Les Russes se montrent très intéressés par l'objectif kurde qui consiste à fermer la frontière Turque par laquelle armes et combattants rejoignent la région d'Idlib, aux mains de l'Armée de la conquête, une coalition de mouvements dépendant plus ou moins d'Al-Qaida « canal historique ». Ensuite, il s'agira de s'emparer de la dernière portion de frontière tenue par l'EI jusqu'à l'Euphrate. A cette fin, des approvisionnements pourraient être envoyés aux Kurdes par voie aérienne jusqu'à Menagh. A noter que les Russes ont appuyé la reconquête de cette base par des frappes aériennes, cette action ne pouvant leur être reprochée dans la mesure où le Front Al-Nosra est reconnu aussi comme « mouvement terroriste » par les Américains, du fait de son appartenance à Al-Qaida « canal historique ».

 

Enfin, pour irriter un peu plus Ankara, la Russie a autorisé l'ouverture d'un bureau de représentation du PYD à Moscou.

 

 

 

 

 

*

 

 

 

 

 

Les combats qui durent depuis des semaines auraient poussé plus de 50 000 réfugiés sur les routes, 35 000 étant accueillis dans neuf camps créés en territoire syrien, à proximité du poste frontière de Bab al-Salam, par le Croissant rouge turc et l'Agence des situations d'urgence et des catastrophes (AFAD).

 

Les combats se poursuivent dans Alep même, opposant les forces syriennes au mouvements Nur al-Din al-Zanki, Liwa Suqour al Jabal et à la « Brigade du Nord » (tous trois se disant membres de l'ASL), ainsi qu'au Front Al-Nosra. Une coopération étroite de tous ces mouvements est en œuvre si bien que l'on retrouve des missiles TOW fournis par les Américains dans tous les camps[4].

 

Désormas, la plus grande incertitude règne quant à l'attitude que va adopter le président Erdogan dans les prochaines semaiens. Il est capable de tout, même de déclencher une opération militaire sur le territoire syrien pour y créer la « zone tampon[5] » qu'il appelle de ses vœux depuis des années, dans le but d'empêcher la fondation du Rojava qui est sa hantise principale. Or, le prétexte est tout trouvé : la défense des « frères » turkmènes. Nul doute que les Russes ont dans leurs cartons des plans afin de répondre à cette éventualité !

 

 

 

 

 

[1] Le bras armé du PYD, dont les thèses sont effectivement proches de celles du PKK, le mouvement kurde séparatiste turc.

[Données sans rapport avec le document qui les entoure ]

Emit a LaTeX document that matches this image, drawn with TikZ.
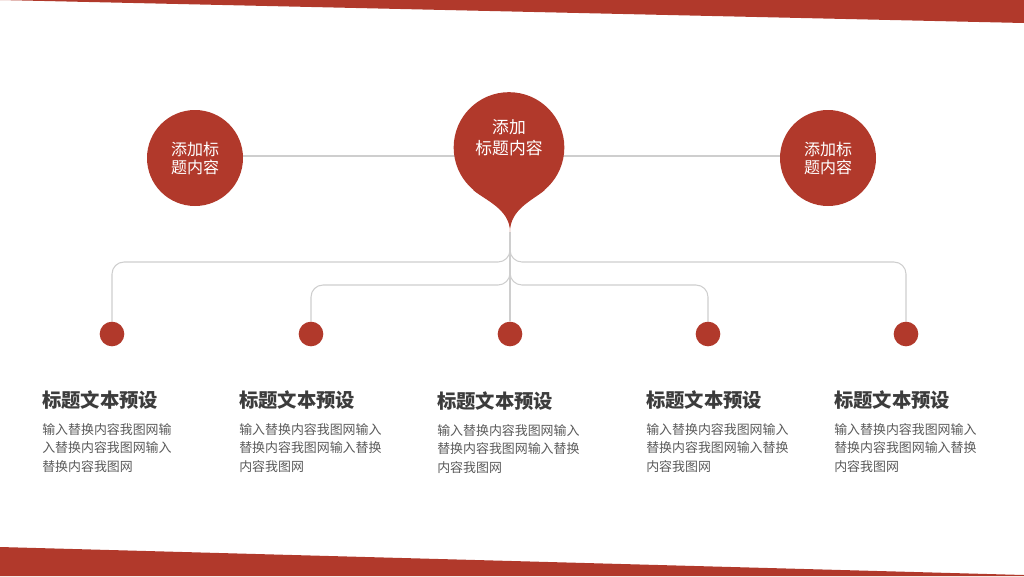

[2] Il s'agit d'un poste frontière avec la Turquie qui contrôle une importante route rejoignant Raqqa, la « capitale » de l'État islamique (EI)

[3] Il y a bien une unité kurde, dirigée par Abou Abdallah le Kurde, au sein d'Ahrar Ash-Sham, une formation membre du Front Islamique (FI), une coalition sponsorisée officiellement par Riyad. Elle s'appelle le Front islamique kurde.

[4] Y compris au sein de l'EI qui en a probablement « acheté » sur le marché noir, très actif sur le front syro-irakien.

[5] Allant du corridor d'Azaz inclus jusqu'à l'Euphrate, sur une profondeur d'une trentaine de kilomètres.